PGIM Jennison Focused Growth ETF (PJFG) seeks to provide long-term capital appreciation by investing in a concentrated portfolio of U.S. companies exhibiting superior growth characteristics. The fund targets companies with strong earnings growth potential, innovative business models, and sustainable competitive advantages across all market capitalizations.
How It Works
PJFG employs an actively managed approach using Jennison Associates' fundamental research to identify high-conviction growth opportunities. The portfolio managers select 25-40 companies based on proprietary analysis of earnings growth sustainability, market leadership, and management quality. Holdings are weighted by conviction level rather than market capitalization, with top positions potentially representing 3-5% each.

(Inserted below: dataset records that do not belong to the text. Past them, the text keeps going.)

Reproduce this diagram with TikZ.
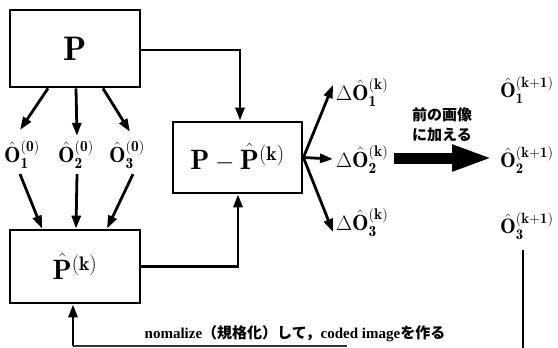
\documentclass[tikz,border=0pt]{standalone}
\usepackage{fontspec}
\usepackage{amsmath}
\usepackage{graphicx}
\newfontfamily\jp{Noto Sans CJK JP}
\newfontfamily\romb{Liberation Serif}
\usetikzlibrary{arrows.meta}
\newcommand{\Oh}{\hat{\mathbf{O}}}
\begin{document}
\begin{tikzpicture}[x=1pt,y=-1pt,
  boxed/.style={draw,line width=2.8pt,inner sep=0pt},
  arr/.style={line width=2.8pt,-{Triangle[length=13pt,width=9pt]}},
  lbl/.style={inner sep=0pt,font=\fontsize{22}{22}\selectfont},
  dlbl/.style={inner sep=0pt,anchor=west,font=\fontsize{22}{22}\selectfont},
  jtext/.style={font=\jp\bfseries\fontsize{15}{20}\selectfont,align=center,inner sep=0pt}]
\useasboundingbox (0,0) rectangle (558,348);
% boxes
\node[boxed,minimum width=130pt,minimum height=77pt,font=\fontsize{34}{34}\selectfont] (P) at (75,48.5) {$\mathbf{P}$};
\node[boxed,minimum width=129pt,minimum height=71pt,font=\fontsize{28}{28}\selectfont] (D) at (237.5,157.5) {$\mathbf{P}-\hat{\mathbf{P}}^{(\mathbf{k})}$};
\node[boxed,minimum width=130pt,minimum height=73pt,font=\fontsize{28}{28}\selectfont] (K) at (75,266.5) {$\hat{\mathbf{P}}^{(\mathbf{k})}$};
% O^(0) labels
\node[lbl] (o1) at (22,155) {$\Oh^{(\mathbf{0})}_{\mathbf{1}}$};
\node[lbl] (o2) at (76,155) {$\Oh^{(\mathbf{0})}_{\mathbf{2}}$};
\node[lbl] (o3) at (127,155) {$\Oh^{(\mathbf{0})}_{\mathbf{3}}$};
% arrows P -> O
\draw[arr] ([xshift=-27pt]P.south) -- ([xshift=-2pt,yshift=11pt]o1.north);
\draw[arr] ([xshift=1pt]P.south) -- ([xshift=1pt,yshift=5pt]o2.north);
\draw[arr] ([xshift=28pt]P.south) -- ([xshift=3pt,yshift=9pt]o3.north);
% arrows O -> K
\draw[arr] ([xshift=-2pt,yshift=-5pt]o1.south) -- ([xshift=-33pt]K.north);
\draw[arr] ([xshift=1pt,yshift=-5pt]o2.south) -- ([xshift=1pt]K.north);
\draw[arr] ([xshift=6pt,yshift=-5pt]o3.south) -- ([xshift=32pt]K.north);
% P -> D and K -> D
\draw[arr] ([yshift=-1.5pt]P.east) -| ([xshift=2.5pt]D.north);
\draw[arr] (K.east) -| ([xshift=0.5pt]D.south);
% Delta labels
\node[dlbl] (d1) at (336,93) {$\Delta\Oh^{(\mathbf{k})}_{\mathbf{1}}$};
\node[dlbl] (d2) at (336,160) {$\Delta\Oh^{(\mathbf{k})}_{\mathbf{2}}$};
\node[dlbl] (d3) at (336,223) {$\Delta\Oh^{(\mathbf{k})}_{\mathbf{3}}$};
\coordinate (fan) at (D.east);
\draw[arr] (fan) -- ([xshift=-3pt,yshift=8pt]d1.west);
\draw[arr] (fan) -- ([xshift=-3pt,yshift=1pt]d2.west);
\draw[arr] (fan) -- ([xshift=-3pt,yshift=-9pt]d3.west);
% k+1 labels
\node[dlbl,font=\fontsize{21}{21}\selectfont] (n1) at (500,90) {$\Oh^{(\mathbf{k+1})}_{\mathbf{1}}$};
\node[dlbl,font=\fontsize{21}{21}\selectfont] (n2) at (500,160) {$\Oh^{(\mathbf{k+1})}_{\mathbf{2}}$};
\node[dlbl,font=\fontsize{21}{21}\selectfont] (n3) at (500,226) {$\Oh^{(\mathbf{k+1})}_{\mathbf{3}}$};
% big arrow
\draw[line width=11pt,-{Triangle[length=41pt,width=24pt]}] ([xshift=5pt,yshift=2pt]d2.east) -- ([xshift=-7pt,yshift=2pt]n2.west);
\node[jtext] (add) at (442,125) {前の画像\\に加える};
% feedback
\coordinate (b) at (73,346);
\coordinate (bend) at (347,346);
\draw[arr] (b) -- ([xshift=-2pt]K.south);
\draw[line width=1.2pt,black!80] (b) -- (bend);
\node[jtext] (note) at (295,334) {{\romb\bfseries nomalize}（規格化）して，{\romb\bfseries coded image}を作る};
\coordinate (v1) at (523,250);
\coordinate (v2) at (523,348);
\draw[line width=2.8pt] (v1) -- (v2);
\end{tikzpicture}
\end{document}
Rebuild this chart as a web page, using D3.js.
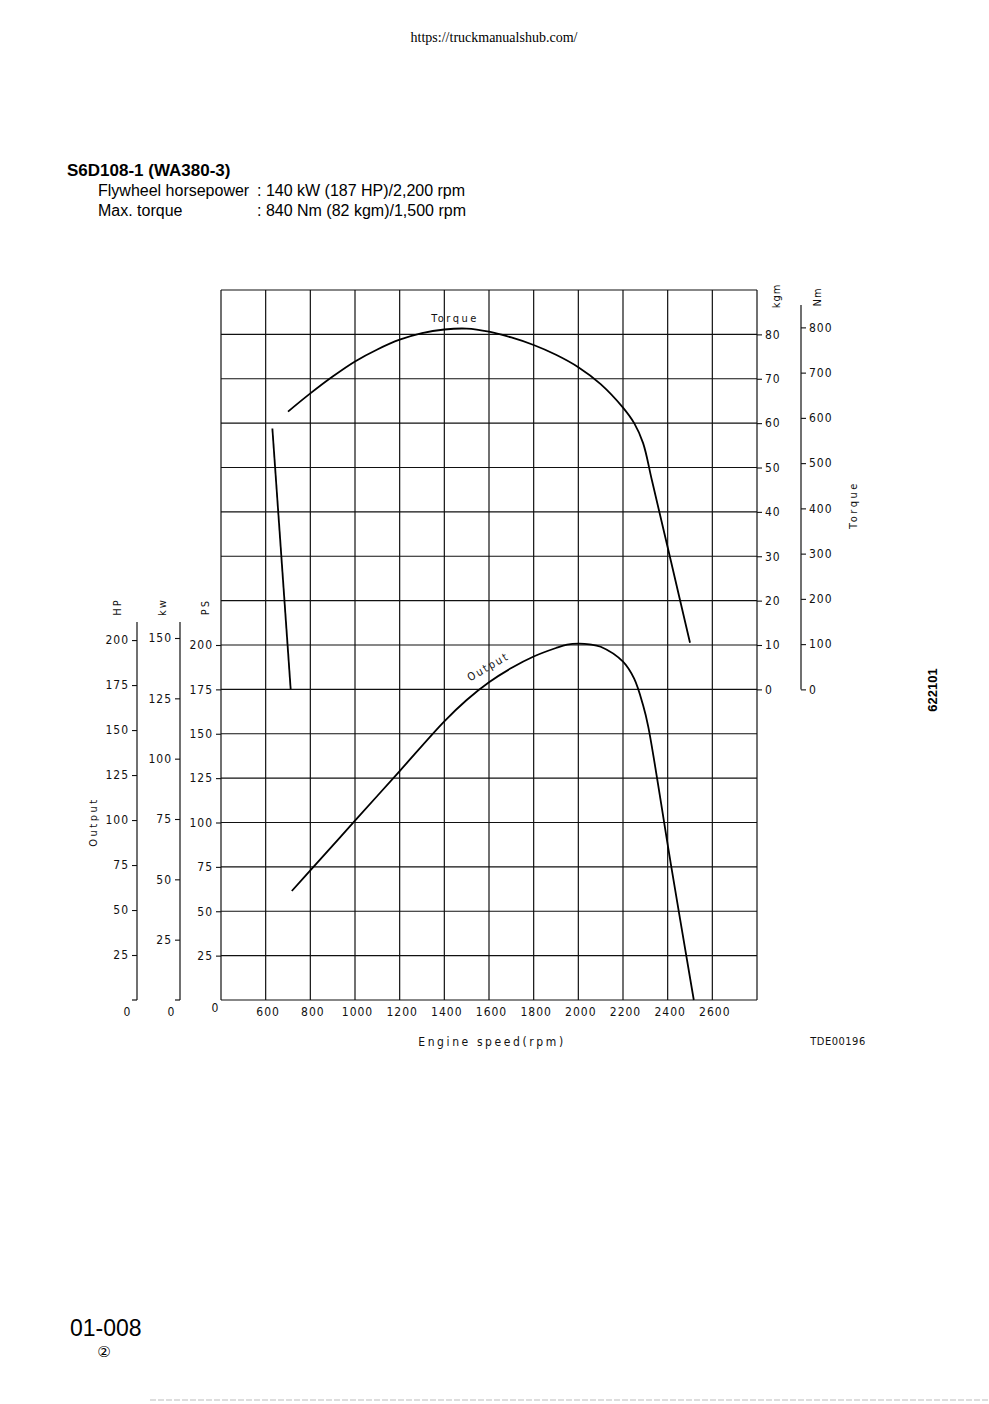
<!DOCTYPE html>
<html><head><meta charset="utf-8">
<script src="https://cdn.jsdelivr.net/npm/d3@7"></script>
<style>
html,body{margin:0;padding:0;background:#fff;}
svg{display:block;}
.tk text{font-family:"Liberation Sans Narrow","DejaVu Sans Condensed","Liberation Sans",sans-serif;font-size:12px;letter-spacing:1px;fill:#111;}
.tk line{stroke:#111;stroke-width:1.1;}
.tk path{stroke:#111;stroke-width:1.1;}
.lbl{font-family:"Liberation Sans Narrow","DejaVu Sans Condensed","Liberation Sans",sans-serif;font-size:11px;letter-spacing:2px;fill:#111;}
</style></head>
<body>
<script>
// ---- data ----
const rpmTicks = [600, 800, 1000, 1200, 1400, 1600, 1800, 2000, 2200, 2400, 2600];
const psTicks = [25, 50, 75, 100, 125, 150, 175, 200];
const hpTicks = [25, 50, 75, 100, 125, 150, 175, 200];
const kwTicks = [25, 50, 75, 100, 125, 150];
const kgmTicks = [0, 10, 20, 30, 40, 50, 60, 70, 80];
const nmTicks = [0, 100, 200, 300, 400, 500, 600, 700, 800];
// torque curve: rpm, kgm
const torqueRpm = [700, 800, 900, 1000, 1100, 1200, 1300, 1400, 1500, 1600, 1700, 1800, 1900, 2000, 2100, 2200, 2250, 2290, 2330, 2415, 2500];
const torqueKgm = [62.6, 66.7, 70.5, 73.9, 76.6, 78.8, 80.3, 81.1, 81.3, 80.6, 79.3, 77.6, 75.4, 72.6, 68.8, 63.5, 60.0, 55.5, 47.0, 28.8, 10.5];
// short straight line at low speed (kgm scale)
const lowRpm = [630, 712];
const lowKgm = [58.8, 0];
// output curve: rpm, PS
const outputRpm = [717, 800, 1000, 1200, 1400, 1500, 1600, 1700, 1800, 1900, 1950, 2000, 2050, 2100, 2200, 2250, 2290, 2313, 2415, 2517];
const outputPs = [61.4, 73.0, 101.0, 129.0, 157.0, 169.0, 179.0, 187.0, 193.5, 198.3, 200.2, 200.8, 200.4, 199.0, 190.6, 181.0, 166.0, 154.0, 76.0, 0];

const W = 989, H = 1404;
const svg = d3.select("body").append("svg").attr("width", W).attr("height", H);

const x = d3.scaleLinear([400, 2800], [221, 757]);
const yPS = d3.scaleLinear([0, 400], [1000, 290]);
const KG = 9.80665;
const yKgm = d3.scaleLinear([-70, 90], [1000, 290]);
const yNm = d3.scaleLinear([-70 * KG, 90 * KG], [1000, 290]);
const yHP = d3.scaleLinear([0, 400 / 1.01387], [1000, 290]);
const yKW = d3.scaleLinear([0, 400 / 1.35962], [1000, 290]);

// ---- header texts ----
svg.append("text").attr("x", 494).attr("y", 42).attr("text-anchor", "middle")
  .style("font-family", "'Liberation Serif','DejaVu Serif',serif").style("font-size", "14px").text("https://truckmanualshub.com/");
const tf = "'Liberation Sans',Arial,sans-serif";
svg.append("text").attr("x", 67).attr("y", 176).style("font-family", tf).style("font-weight", "bold").style("font-size", "17px").text("S6D108-1 (WA380-3)");
svg.append("text").attr("x", 98).attr("y", 196).style("font-family", tf).style("font-size", "16px").text("Flywheel horsepower");
svg.append("text").attr("x", 257).attr("y", 196).style("font-family", tf).style("font-size", "16px").text(": 140 kW (187 HP)/2,200 rpm");
svg.append("text").attr("x", 98).attr("y", 216).style("font-family", tf).style("font-size", "16px").text("Max. torque");
svg.append("text").attr("x", 257).attr("y", 216).style("font-family", tf).style("font-size", "16px").text(": 840 Nm (82 kgm)/1,500 rpm");

// ---- grid ----
const g = svg.append("g");
const vLines = d3.range(400, 2801, 200);
g.selectAll(".vl").data(vLines).join("line")
  .attr("x1", d => x(d)).attr("x2", d => x(d)).attr("y1", yPS(400)).attr("y2", yPS(0))
  .attr("stroke", "#111").attr("stroke-width", 1.2);
const hLines = d3.range(0, 401, 25);
g.selectAll(".hl").data(hLines).join("line")
  .attr("x1", x(400)).attr("x2", x(2800)).attr("y1", d => yPS(d)).attr("y2", d => yPS(d))
  .attr("stroke", "#111").attr("stroke-width", 1.2);

// ---- axes ----
const ax = svg.append("g").attr("class", "tk").attr("transform", `translate(2,${yPS(0)})`)
  .call(d3.axisBottom(x).tickValues(rpmTicks).tickFormat(d3.format("d")).tickSize(0).tickPadding(7));
ax.select(".domain").remove();

const aps = svg.append("g").attr("class", "tk").attr("transform", `translate(${x(400)},0)`)
  .call(d3.axisLeft(yPS).tickValues(psTicks).tickSize(5).tickPadding(3));
aps.select(".domain").remove();
const zf = "'Liberation Sans Narrow','DejaVu Sans Condensed',sans-serif";
svg.append("text").attr("x", 215).attr("y", 1012).attr("text-anchor", "middle")
  .style("font-family", zf).style("font-size", "12px").style("fill", "#111").text("0");

const ahp = svg.append("g").attr("class", "tk").attr("transform", `translate(137,0)`)
  .call(d3.axisLeft(yHP).tickValues(hpTicks).tickSize(5).tickPadding(3));
ahp.select(".domain").remove();
svg.append("line").attr("x1", 137).attr("x2", 137).attr("y1", 622).attr("y2", yHP(0)).attr("stroke", "#111").attr("stroke-width", 1.2);
svg.append("line").attr("x1", 132).attr("x2", 137).attr("y1", yHP(0)).attr("y2", yHP(0)).attr("stroke", "#111").attr("stroke-width", 1.2);
const akw = svg.append("g").attr("class", "tk").attr("transform", `translate(180,0)`)
  .call(d3.axisLeft(yKW).tickValues(kwTicks).tickSize(5).tickPadding(3));
akw.select(".domain").remove();
svg.append("line").attr("x1", 180).attr("x2", 180).attr("y1", 622).attr("y2", yKW(0)).attr("stroke", "#111").attr("stroke-width", 1.2);
svg.append("line").attr("x1", 175).attr("x2", 180).attr("y1", yKW(0)).attr("y2", yKW(0)).attr("stroke", "#111").attr("stroke-width", 1.2);
[[127, "0"], [171, "0"]].forEach(([px, t]) => svg.append("text").attr("x", px).attr("y", 1016).attr("text-anchor", "middle")
  .style("font-family", zf).style("font-size", "12px").style("fill", "#111").text(t));

const akg = svg.append("g").attr("class", "tk").attr("transform", `translate(${x(2800)},0)`)
  .call(d3.axisRight(yKgm).tickValues(kgmTicks).tickSize(5).tickPadding(3));
akg.select(".domain").remove();

const anm = svg.append("g").attr("class", "tk").attr("transform", `translate(801,0)`)
  .call(d3.axisRight(yNm).tickValues(nmTicks).tickSize(5).tickPadding(3));
anm.select(".domain").remove();
svg.append("line").attr("x1", 801).attr("x2", 801).attr("y1", 305).attr("y2", yNm(0)).attr("stroke", "#111").attr("stroke-width", 1.2);

// ---- axis titles ----
function rot(px, py, t, ls) {
  const e = svg.append("text").attr("class", "lbl").attr("transform", `translate(${px},${py}) rotate(-90)`)
    .attr("text-anchor", "middle").attr("dy", "0.35em").text(t);
  if (ls) e.style("letter-spacing", ls);
  return e;
}
rot(117, 607, "HP");
rot(162, 607, "kw");
rot(205, 607, "PS");
rot(93, 822, "Output", "2.5px");
rot(776, 296, "kgm", "1px");
rot(817, 297, "Nm", "1px");
rot(853, 505, "Torque", "2.5px");

svg.append("text").attr("class", "lbl").attr("x", 492).attr("y", 1046).attr("text-anchor", "middle")
  .style("font-size", "12px").style("letter-spacing", "2.6px").text("Engine speed(rpm)");
svg.append("text").attr("class", "lbl").attr("x", 838).attr("y", 1045).attr("text-anchor", "middle").style("letter-spacing", "0.5px").text("TDE00196");
svg.append("text").attr("class", "lbl").attr("x", 455).attr("y", 322).attr("text-anchor", "middle").style("letter-spacing", "2.5px").text("Torque");
svg.append("text").attr("class", "lbl").attr("transform", "translate(490,670) rotate(-30)").attr("text-anchor", "middle").text("Output");

svg.append("text").attr("transform", "translate(937,690) rotate(-90)").attr("text-anchor", "middle")
  .style("font-family", tf).style("font-weight", "bold").style("font-size", "13px").text("622101");
svg.append("text").attr("x", 70).attr("y", 1336).style("font-family", tf).style("font-size", "23px").text("01-008");
svg.append("text").attr("x", 104).attr("y", 1357).attr("text-anchor", "middle").style("font-family", "'DejaVu Sans',sans-serif").style("font-size", "15px").text("②");
svg.append("line").attr("x1", 150).attr("x2", 989).attr("y1", 1400).attr("y2", 1400).attr("stroke", "#bbb").attr("stroke-width", 1).attr("stroke-dasharray", "6,2");

// ---- curves ----
const torque = torqueRpm.map((r, i) => [r, torqueKgm[i]]);
const low = lowRpm.map((r, i) => [r, lowKgm[i]]);
const out = outputRpm.map((r, i) => [r, outputPs[i]]);
const lineK = d3.line().x(d => x(d[0])).y(d => yKgm(d[1])).curve(d3.curveCatmullRom.alpha(0.5));
const lineP = d3.line().x(d => x(d[0])).y(d => yPS(d[1])).curve(d3.curveCatmullRom.alpha(0.5));
svg.append("path").attr("d", lineK(torque)).attr("fill", "none").attr("stroke", "#000").attr("stroke-width", 1.8);
svg.append("path").attr("d", d3.line().x(d => x(d[0])).y(d => yKgm(d[1]))(low)).attr("fill", "none").attr("stroke", "#000").attr("stroke-width", 1.8);
svg.append("path").attr("d", lineP(out)).attr("fill", "none").attr("stroke", "#000").attr("stroke-width", 1.8);
</script>
</body></html>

The fund rebalances opportunistically based on changing fundamentals and valuations.
Key Features
- Concentrated portfolio of 25-40 high-conviction positions allows for meaningful impact from best growth ideas
- Managed by Jennison Associates, known for disciplined growth investing with 40+ year track record
- Zero expense ratio structure makes it cost-competitive among actively managed growth ETFs
Risks
- This ETF can lose value significantly during growth stock selloffs, potentially declining 40-50% when investors rotate to value stocks
- Concentrated portfolio means poor performance from top holdings can disproportionately impact returns compared to diversified growth funds
- Active management risk exists as fund performance depends entirely on managers' stock selection and timing decisions
Who Should Own This
Best suited for aggressive growth investors with 7+ year time horizons and high risk tolerance seeking concentrated exposure to manager-selected growth companies. Works as satellite holding representing 10-20% of equity allocation. Appropriate for investors comfortable with higher volatility in exchange for potential outperformance during growth-favorable market cycles.